What has always made Ghana fascinating to me is the relative stability it has compared to many of its counterparts across Africa, although we can point now to many African countries, especially in the lakes region and Eastern Africa that have achieved this as well, Ghana has always seemed to exhume some sort of alternate reality as opposed to other places.

At first glance, Ghana should have similar problems with geopolitical uncertainty as other African countries.  It is an artificial construct of the British merging  a mosaic of African tribal nations together.  It has a strong Muslim population along with a devout Christian populace.  There are vast amounts of poor people, coupled with a strong wealthy upper class.

Yet, with all of the above, Ghana has seemed to skip the chaos. Part of the reason for this is that it did not sink into conflict after independence in 1957, but rather was built in a stable one party rule albeit sometimes military. However, it transitioned when it had into a multi-party rule in 1992, which has allowed for more voices to be heard and aided the growth of an exceptional economy.  Although Ghana needed an IMF bailout due to a spiraling debt, it’s oil production and multi layered economy is a window for what can be in the future.


Ghana as an Ideal Partner for Israel

Ghana has appears to be strategically critical by Israel as a buffer against the spread of radical Islam into the Sub-Sahara.  This takes more importance after Israel lost a growing ally in Nigeria, with the ascendancy of Mohammed Buhari.

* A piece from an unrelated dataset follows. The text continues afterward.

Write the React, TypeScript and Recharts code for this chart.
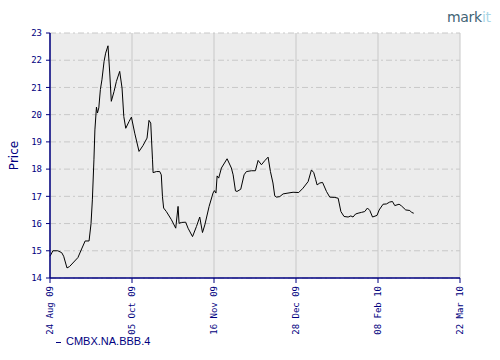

Yet, building a strong relationship requires more than weapons, it needs real economic cooperation.  This is where Israeli companies and startups would be able to take advantage of Ghana’s stability and fast paced growth.  Accra may still be a third world capital, but it is quickly transforming into a modern hub in Western Africa.

Although Israel has grown close with East African countries and seems to be placing more of its emphasis on those countries, Ghana would be a great place to start to rebuild its West African strategy, after its miscalculation with Nigeria.